**** Supplied information ****
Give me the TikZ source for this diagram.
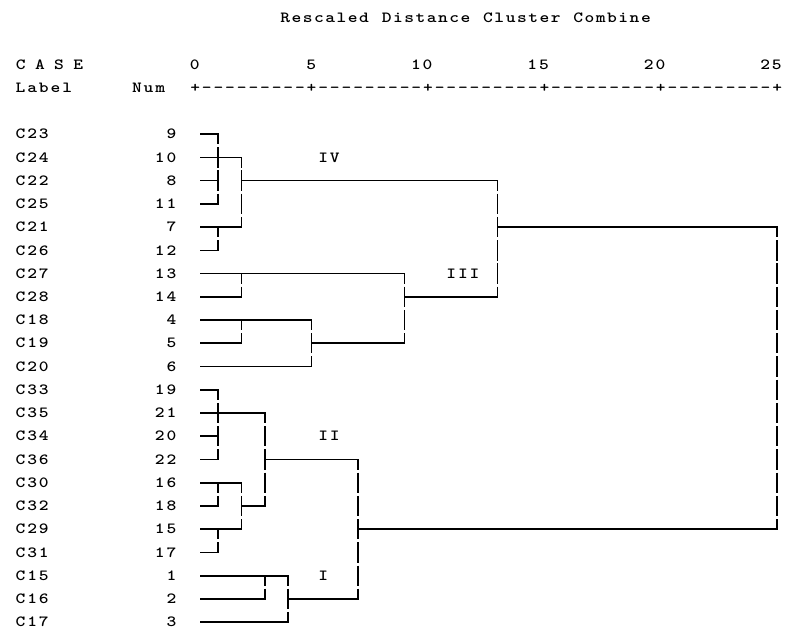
\documentclass[tikz,border=0pt]{standalone}
\usepackage{tikz}
\usepackage{graphicx}

\makeatletter
\newcommand\cells[2][11.64pt]{\@tfor\onechar:=#2\do{\makebox[#1]{\scalebox{1.2}[1]{\onechar}}}}
\makeatother

\tikzset{
  txt/.style={anchor=base west,inner sep=0pt,yshift=-4.7pt,font=\ttfamily\bfseries\fontsize{15.5}{18}\selectfont},
  txtr/.style={txt,anchor=base east},
  hline/.style={line width=1.6pt,line cap=rect},
  vbar/.style={line width=1.6pt,dash pattern=on 20.4pt off 2.84pt,dash phase=10.2pt}
}

\begin{document}
\begin{tikzpicture}[x=11.64pt,y=-23.24pt]
			\useasboundingbox (-16.75,-5.77) rectangle (50.77,21.64);
			% header lines
			\node[txt] (title) at (7.25,-5) {\cells[11.27pt]{Rescaled~Distance~Cluster~Combine}};
			\node[txt] (case) at (-15.4,-3) {\cells[9.6pt]{C~A~S~E}};
			\node[txt] (label) at (-15.5,-2) {\cells{Label}};
			\node[txt] (num) at (-5.5,-2) {\cells{Num}};
			\node[txt] (axis) at (-0.5,-2) {\cells{+---------+---------+---------+---------+---------+}};
			\foreach \v/\k in {0/0,5/10,10/20,15/30,20/40,25/50}
				\node[txtr] (s\v) at (\k+0.5,-3) {\expandafter\cells\expandafter{\v}};
			% cases
			\foreach \lab/\idx [count=\r from 0] in {C23/9,C24/10,C22/8,C25/11,C21/7,C26/12,C27/13,C28/14,C18/4,C19/5,C20/6,C33/19,C35/21,C34/20,C36/22,C30/16,C32/18,C29/15,C31/17,C15/1,C16/2,C17/3}{
				\node[txt] (case\idx) at (-15.5,\r) {\expandafter\cells\expandafter{\lab}};
				\node[txtr] (num\idx) at (-1.5,\r) {\expandafter\cells\expandafter{\idx}};
			}
			% tree: row/from/to
			\foreach \r/\a/\b in {0/0.5/2,1/0.5/4,2/0.5/2,2/4/26,3/0.5/2,4/0.5/4,4/26/50,5/0.5/2,6/0.5/18,7/0.5/4,7/18/26,8/0.5/10,9/0.5/4,9/10/18,10/0.5/10,11/0.5/2,12/0.5/6,13/0.5/2,14/0.5/2,14/6/14,15/0.5/4,16/0.5/2,16/4/6,17/0.5/4,17/14/50,18/0.5/2,19/0.5/8,20/0.5/6,20/8/14,21/0.5/8}
				\draw[hline] (\a,\r) -- (\b,\r);
			% column/top/bottom
			\foreach \k/\a/\b in {2/0/3,2/4/5,4/1/4,4/6/7,4/8/9,10/8/10,18/6/9,26/2/7,50/4/17,2/11/14,6/12/16,2/15/16,2/17/18,4/15/17,6/19/20,8/19/21,14/14/20}
				\draw[vbar] (\k,\a) -- (\k,\b);
			\node[txt] (iv) at (10.5,1) {\cells{IV}};
			\node[txt] (iii) at (21.5,6) {\cells{III}};
			\node[txt] (ii) at (10.5,13) {\cells{II}};
			\node[txt] (i) at (10.5,19) {\cells{I}};
		\end{tikzpicture}
\end{document}
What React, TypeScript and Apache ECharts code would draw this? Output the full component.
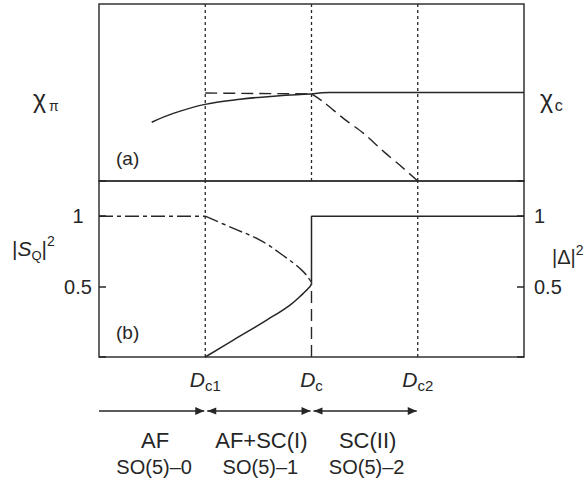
import { useEffect, useRef } from 'react';
import * as echarts from 'echarts';

// x positions of the phase boundaries (Dc1, Dc, Dc2) on a 0..4 axis
const xMin = 0;
const xMax = 4;
const boundaryValues = [1, 2, 3];
const boundarySubs = ['c1', 'c', 'c2'];

// panel (a): susceptibilities
const chiPiCurve = [[0.496, 0.332], [0.699, 0.382], [0.998, 0.433], [1.327, 0.462], [1.672, 0.48], [1.986, 0.491], [2, 0.492]];
const chiCFlat = [[2, 0.492], [2.17, 0.5], [4, 0.5]];
const chiDashedFlat = [[1, 0.497], [2, 0.492]];
const chiDashedFall = [[2, 0.492], [2.11, 0.448], [2.3, 0.354], [2.49, 0.269], [2.68, 0.166], [2.83, 0.09], [3, 0]];

// panel (b): order parameters
const sqPlateau = [[0, 1], [1, 1]];
const sqUpperBranch = [[1, 1], [1.26, 0.915], [1.515, 0.83], [1.73, 0.723], [1.908, 0.617], [1.986, 0.546], [2, 0.52]];
const deltaLowerBranch = [[1, 0], [1.264, 0.12], [1.578, 0.262], [1.798, 0.369], [1.923, 0.452], [1.986, 0.5], [2, 0.52]];
const deltaStep = [[2, 0.52], [2, 1], [4, 1]];
const deltaStepBelow = [[2, 0], [2, 0.52]];
const yTickLabels: Record<string, string> = { '0.5': '0.5', '1': '1' };

// phase annotations
const phaseBounds = [0, 1, 2, 3];
const phaseNames = ['AF', 'AF+SC(I)', 'SC(II)'];
const phaseSymmetry = ['SO(5)–0', 'SO(5)–1', 'SO(5)–2'];

const FONT = '"Liberation Sans", Arial, Helvetica, sans-serif';
const INK = '#262626';

export default function App() {
  const ref = useRef<HTMLDivElement>(null);
  useEffect(() => {
    if (!ref.current) return;
    const chart = echarts.init(ref.current, undefined, { renderer: 'svg' });
    const dotted = { color: INK, width: 1.3, type: [3, 3] as any };
    const lineSeries = (name: string, data: number[][], grid: number, style: any, smooth: any = false) => ({
      name,
      type: 'line',
      xAxisIndex: grid,
      yAxisIndex: grid,
      data,
      smooth,
      symbol: 'none',
      lineStyle: style,
      silent: true,
    });
    const series: any[] = [];
    boundaryValues.forEach((b, i) => {
      series.push(lineSeries('vA' + i, [[b, 0], [b, 1]], 0, dotted));
      if (i !== 1) series.push(lineSeries('vB' + i, [[b, 0], [b, 1.25]], 1, dotted));
    });
    const solid = { color: INK, width: 1.5, type: 'solid' };
    const dashed = { color: INK, width: 1.4, type: [12, 6] };
    const dashDot = { color: INK, width: 1.4, type: [14, 4, 4, 4] };
    series.push(lineSeries('chiPi', chiPiCurve, 0, solid, 0.4));
    series.push(lineSeries('chiC', chiCFlat, 0, solid, 0.3));
    series.push(lineSeries('chiDashFlat', chiDashedFlat, 0, dashed));
    series.push(lineSeries('chiDashFall', chiDashedFall, 0, dashed, 0.3));
    series.push(lineSeries('sqPlateau', sqPlateau, 1, dashDot));
    series.push(lineSeries('sqUpper', sqUpperBranch, 1, dashDot, 0.4));
    series.push(lineSeries('deltaLower', deltaLowerBranch, 1, solid, 0.4));
    series.push(lineSeries('deltaStep', deltaStep, 1, solid));
    series.push(lineSeries('deltaBelow', deltaStepBelow, 1, dashed));

    const labelFmt = (v: number) => yTickLabels[String(v)] || '';
    chart.setOption({
      animation: false,
      textStyle: { fontFamily: FONT },
      grid: [
        { left: 99, right: 60, top: 4, height: 177, show: true, borderColor: '#333', borderWidth: 1.5, containLabel: false },
        { left: 99, right: 60, top: 181, height: 176, show: true, borderColor: '#333', borderWidth: 1.5, containLabel: false },
      ],
      xAxis: [
        { type: 'value', gridIndex: 0, min: xMin, max: xMax, show: false },
        {
          type: 'value', gridIndex: 1, min: xMin, max: xMax, interval: 1,
          axisLine: { show: false }, axisTick: { show: false }, splitLine: { show: false },
          axisLabel: {
            margin: 8,
            color: INK,
            formatter: (v: number) => {
              const i = boundaryValues.indexOf(v);
              return i < 0 ? '' : `{d|D}{s|${boundarySubs[i]}}`;
            },
            rich: {
              d: { fontSize: 21, fontStyle: 'italic', lineHeight: 28, color: INK, fontFamily: FONT },
              s: { fontSize: 15, lineHeight: 15, verticalAlign: 'bottom', color: INK, fontFamily: FONT },
            },
          },
        },
      ],
      yAxis: [
        { type: 'value', gridIndex: 0, min: 0, max: 1, show: false },
        {
          type: 'value', gridIndex: 1, min: 0, max: 1.25, interval: 0.5, position: 'left',
          axisLine: { show: false }, splitLine: { show: false },
          axisTick: { show: true, inside: true, length: 7, lineStyle: { color: INK, width: 1.5 } },
          axisLabel: { margin: 21, align: 'center', fontSize: 20, color: INK, formatter: labelFmt, fontFamily: FONT },
        },
        {
          type: 'value', gridIndex: 1, min: 0, max: 1.25, interval: 0.5, position: 'right',
          axisLine: { show: false }, splitLine: { show: false },
          axisTick: { show: true, inside: true, length: 7, lineStyle: { color: INK, width: 1.5 } },
          axisLabel: { margin: 10, align: 'left', fontSize: 20, color: INK, formatter: labelFmt, fontFamily: FONT },
        },
      ],
      series,
    });

    const px = (v: number) => chart.convertToPixel({ xAxisIndex: 1 } as any, v) as unknown as number;
    const yArrow = 411;
    const graphics: any[] = [];
    const headRight = (x: number) => ({
      type: 'polygon', shape: { points: [[x, yArrow], [x - 9, yArrow - 4], [x - 9, yArrow + 4]] },
      style: { fill: INK }, silent: true,
    });
    const headLeft = (x: number) => ({
      type: 'polygon', shape: { points: [[x, yArrow], [x + 9, yArrow - 3.5], [x + 9, yArrow + 3.5]] },
      style: { fill: INK }, silent: true,
    });
    for (let i = 0; i < phaseNames.length; i++) {
      const a = px(phaseBounds[i]);
      const b = px(phaseBounds[i + 1]);
      const x0 = i === 0 ? a : a + 2;
      const x1 = b - 1;
      graphics.push({ type: 'line', shape: { x1: x0, y1: yArrow, x2: x1, y2: yArrow }, style: { stroke: INK, lineWidth: 1.5 }, silent: true });
      graphics.push(headRight(x1));
      if (i > 0) graphics.push(headLeft(x0));
      const mid = (a + b) / 2 + 3;
      graphics.push({
        type: 'text', x: mid, y: 440, silent: true,
        style: { text: phaseNames[i], font: `22px ${FONT}`, fill: INK, align: 'center', verticalAlign: 'middle' },
      });
      graphics.push({
        type: 'text', x: mid - 1, y: 467, silent: true,
        style: { text: phaseSymmetry[i], font: `20px ${FONT}`, fill: INK, align: 'center', verticalAlign: 'middle' },
      });
    }
    const richText = (x: number, y: number, text: string, rich: any, align = 'left') => ({
      type: 'text', x, y, silent: true,
      style: { text, rich, fill: INK, align, verticalAlign: 'middle', fontFamily: FONT },
    });
    graphics.push(richText(33, 99, '{c|χ}{g| }{p|π}', {
      c: { fontSize: 25, lineHeight: 28, fontFamily: FONT, fill: INK },
      g: { fontSize: 10, lineHeight: 10, fontFamily: FONT },
      p: { fontSize: 14, lineHeight: 14, verticalAlign: 'bottom', fontFamily: FONT, fill: INK },
    }));
    graphics.push(richText(540, 99, '{c|χ}{g| }{p|c}', {
      c: { fontSize: 25, lineHeight: 28, fontFamily: FONT, fill: INK },
      g: { fontSize: 6, lineHeight: 6, fontFamily: FONT },
      p: { fontSize: 16, lineHeight: 16, verticalAlign: 'bottom', fontFamily: FONT, fill: INK },
    }));
    graphics.push(richText(12, 248, '{m||}{i|S}{q|Q}{m||}{u|2}', {
      m: { fontSize: 21, lineHeight: 28, fontFamily: FONT, fill: INK },
      i: { fontSize: 21, lineHeight: 28, fontStyle: 'italic', fontFamily: FONT, fill: INK },
      q: { fontSize: 13, lineHeight: 13, verticalAlign: 'bottom', fontFamily: FONT, fill: INK },
      u: { fontSize: 14, lineHeight: 14, verticalAlign: 'top', fontFamily: FONT, fill: INK },
    }));
    graphics.push(richText(552, 257, '{m||Δ|}{u|2}', {
      m: { fontSize: 20, lineHeight: 28, fontFamily: FONT, fill: INK },
      u: { fontSize: 14, lineHeight: 14, verticalAlign: 'top', fontFamily: FONT, fill: INK },
    }));
    graphics.push({ type: 'text', x: 116, y: 158, silent: true, style: { text: '(a)', font: `19px ${FONT}`, fill: INK, verticalAlign: 'middle' } });
    graphics.push({ type: 'text', x: 116, y: 332, silent: true, style: { text: '(b)', font: `19px ${FONT}`, fill: INK, verticalAlign: 'middle' } });
    chart.setOption({ graphic: graphics });

    return () => chart.dispose();
  }, []);
  return <div ref={ref} style={{ width: 584, height: 482, position: 'absolute', left: 0, top: 0 }} />;
}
****
#### The task
Leaving out all pictures, set down exactly the lines of the material above, from the line with "What React, TypeScript" to the line with "import * as echarts from 'echarts';" inclusive, and no others.

#### Result
What React, TypeScript and Apache ECharts code would draw this? Output the full component.
import { useEffect, useRef } from 'react';
import * as echarts from 'echarts';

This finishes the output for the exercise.